DC Circuit says F-1 visa students allowed to work for 3 years on OPT.

By Sujeet RajanUS-Visa

In a major win for international students on F-1 visas in the United States, who avail of Optional Practical Training (OPT) to gain valuable work experience as well as try to get employment offers and permanent residency, a court has tossed an appeal by a tech workers’ union who tried to overturn a Department of Homeland Security (DHS) rule to grant OPT for as many as three years and more to some students in the STEM track.

The D.C. Circuit on Friday threw out the challenge by the Washington Alliance of Technology Workers, saying the case was moot now, since a new rule came into effect on May 10. The DHS had amended an old rule governing the OPT for F-1 visa students, initiated in 2008. The changes include the onus on employers to provide educational training too when giving employment to students on OPT.

As earlier reported, John Miano of the Immigration Reform Law Institute, representing the Washington Alliance of Technology Workers, told a three-judge panel of the Washington, DC Circuit, to keep alive their challenge to the DHS rule and prevent the new rule from going into effect on May 10.

The “central issue” in the dispute was whether the DHS can effectively “transform” the F-1 student visa program into a guest worker program, according to Law360.

“[The policy allows] aliens to work on student visas, even though they’re not students [anymore],” Miano earlier told the panel.

Under the OPT program, some F-1 visa holders in STEM fields can temporarily work in the US, even when no longer students. The new rule now allow these STEM graduates to extend their initial 12-month OPT period by an extra 24 months, for a total of 36 months. They can avail of yet another 24-months of OPT if they attain another advanced degree from an accredited educational institution in the US.

DHS argued that the challenge by the tech workers’ union is moot as the new rule has different rules to it altogether, including a component for employers to provide educational training too as part of their employment offer to F-1 visa students on OPT.

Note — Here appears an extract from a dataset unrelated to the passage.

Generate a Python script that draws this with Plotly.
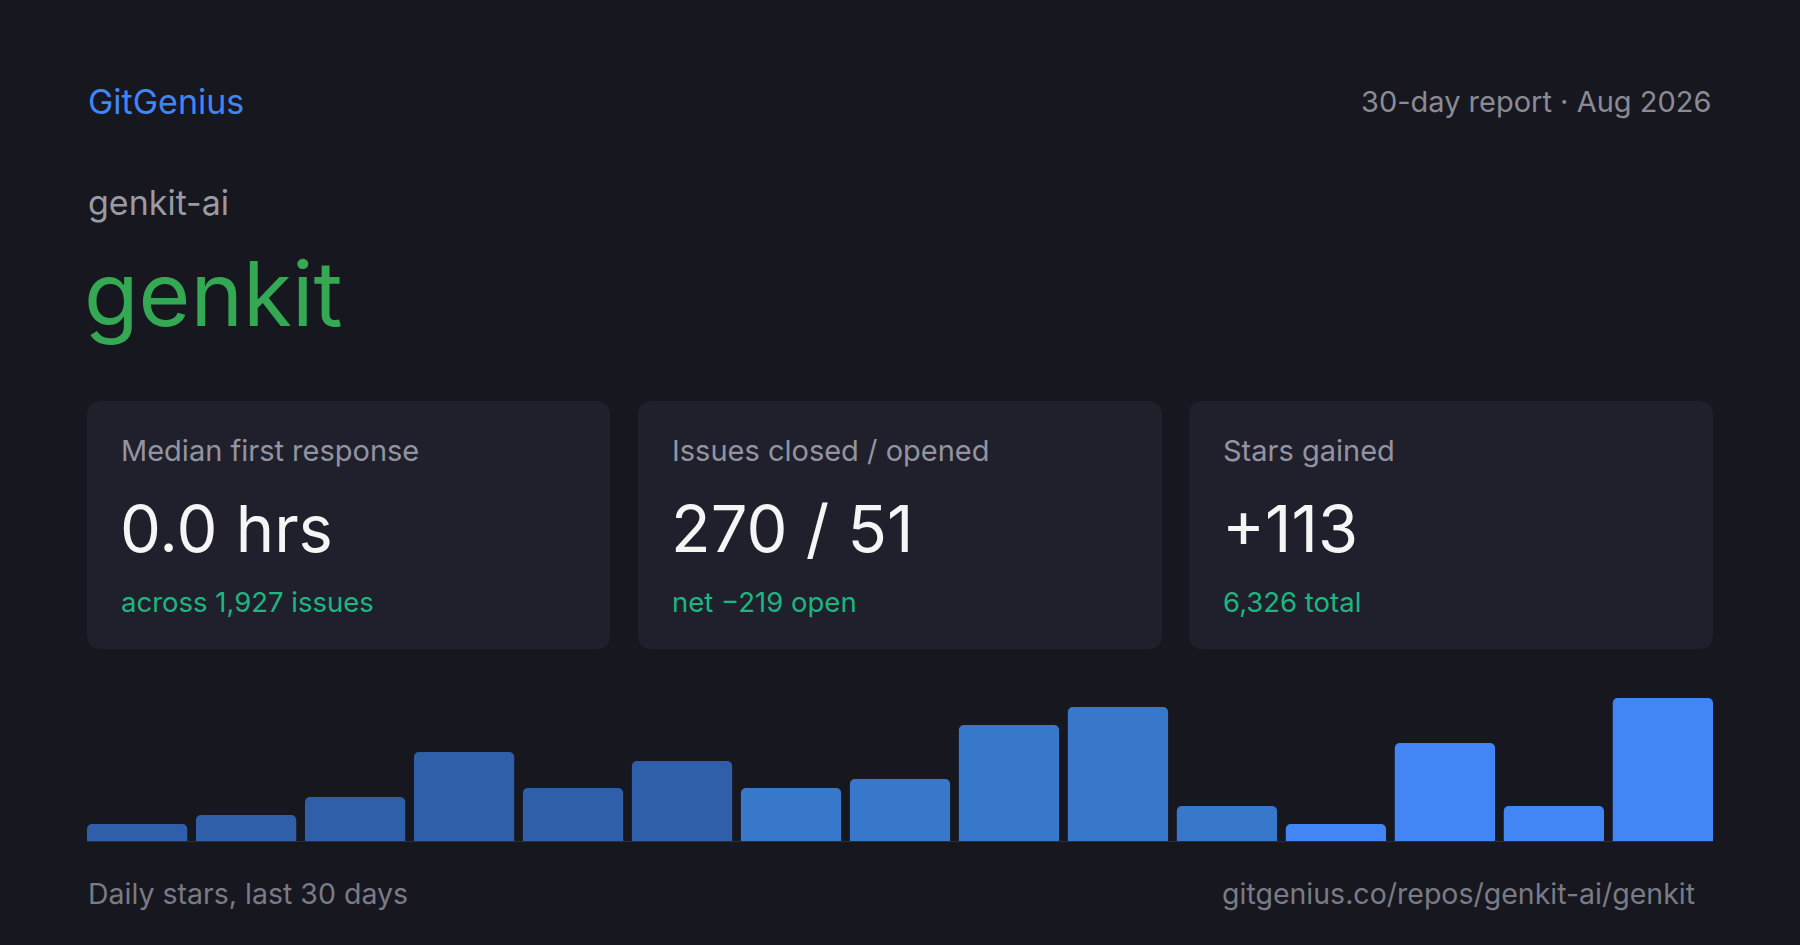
import plotly.graph_objects as go

W, H = 1800, 945

# daily stars, bucketed in 2-day bins over the last 30 days
bins = list(range(1, 16))
stars = [2, 3, 5, 10, 6, 9, 6, 7, 13, 15, 4, 2, 11, 4, 16]

card_labels = ["Median first response", "Issues closed / opened", "Stars gained"]
card_values = ["0.0 hrs", "270 / 51", "+113"]
card_notes = ["across 1,927 issues", "net \u2212219 open", "6,326 total"]

BG = "#16171f"
CARD = "#1f202c"
FONT = "Inter, Noto Sans, sans-serif"

bar_colors = ["#2f5fa9"] * 6 + ["#3878cb"] * 5 + ["#4285f4"] * 4
BARGAP = 0.08


def px(x):
    return x / W


def py(y):
    return 1 - y / H


def rounded_rect(x0, y0, x1, y1, r):
    # pixel box -> paper path with rounded corners
    rx, ry = r / W, r / H
    a, b, c, d = px(x0), py(y0), px(x1), py(y1)
    return (f"M{a + rx},{b} L{c - rx},{b} Q{c},{b} {c},{b - ry} "
            f"L{c},{d + ry} Q{c},{d} {c - rx},{d} "
            f"L{a + rx},{d} Q{a},{d} {a},{d + ry} "
            f"L{a},{b - ry} Q{a},{b} {a + rx},{b} Z")


fig = go.Figure(go.Bar(
    x=bins, y=stars,
    marker=dict(color=bar_colors, line=dict(width=0)),
    hovertemplate="%{y} stars<extra></extra>",
))

shapes = []
card_x = [(87, 610), (638, 1162), (1189, 1713)]
for x0, x1 in card_x:
    shapes.append(dict(type="path", path=rounded_rect(x0, 401, x1, 649, 14),
                       xref="paper", yref="paper", fillcolor=CARD,
                       line=dict(width=0), layer="below"))
shapes.append(dict(type="line", xref="paper", yref="y", x0=px(87), x1=px(1713),
                   y0=0, y1=0, line=dict(color="#2c2d3a", width=2)))

# widen the axis domain so the outer bar edges land on the card edges
pitch = (1713 - 87) / (len(bins) - BARGAP)
pad = pitch * BARGAP / 2

ann = []


def text(x, y, s, size, color, anchor="left"):
    ann.append(dict(x=px(x), y=py(y), xref="paper", yref="paper", text=s,
                    showarrow=False, xanchor=anchor, yanchor="middle",
                    font=dict(family=FONT, size=size, color=color)))


text(86, 101, "GitGenius", 34, "#4285f4")
text(1713, 101, "30-day report \u00b7 Aug 2026", 29, "#8a8b95", "right")
text(86, 203, "genkit-ai", 34, "#9a9aa3")
text(82, 293, "genkit", 89, "#34a853")

for (x0, x1), lab, val, note in zip(card_x, card_labels, card_values, card_notes):
    text(x0 + 32, 450, lab, 29, "#9394a0")
    text(x0 + 31, 528, val, 65, "#f5f5f5")
    text(x0 + 32, 602, note, 27.5, "#1db681")

text(86, 893, "Daily stars, last 30 days", 28.5, "#7a7b86")
text(1697, 893, "gitgenius.co/repos/genkit-ai/genkit", 28.5, "#7a7b86", "right")

fig.update_layout(
    width=W, height=H,
    margin=dict(l=0, r=0, t=0, b=0),
    paper_bgcolor=BG, plot_bgcolor=BG,
    showlegend=False,
    bargap=BARGAP,
    barcornerradius=5,
    shapes=shapes,
    annotations=ann,
    xaxis=dict(domain=[px(87 - pad), px(1713 + pad)], range=[0.5, 15.5],
               visible=False, fixedrange=True),
    yaxis=dict(domain=[py(842), py(698)], range=[0, 16], visible=False,
               fixedrange=True),
)

fig.write_html(
    "out.html",
    config={"displayModeBar": False},
    post_script="document.body.style.margin='0';"
                "document.body.style.background='" + BG + "';",
)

The DHS attorney Leon Fresco urged the appeals court to rule that WashTech’s suit was “no longer viable”; the 2016 rule replacing it is “substantively different, he said.

The court agreed with that.

It’s however likely that the Washington Alliance of Technology Workers would file a lawsuit to prevent F-1 visa students from getting any OPT.


  1. The DC Circuit did not say F-1 visa students allowed to work for 3 years on OPT. the Court never ruled on the merits of the case, but instead dismissed the appeal as moot b/c the challenged old rule had been replaced. (In fact, when touching on the merits during oral argument, the court found the OPT program to be a sham.). Washtech filed a new lawsuit challenging the new rule on June 17, 2016.

  2. noh1bvisas

    I saw this coming. the judges are being paid off by big tech. the is a bright spot: there are a lot of new rules and regulations to comply with and severe penalties for not complying.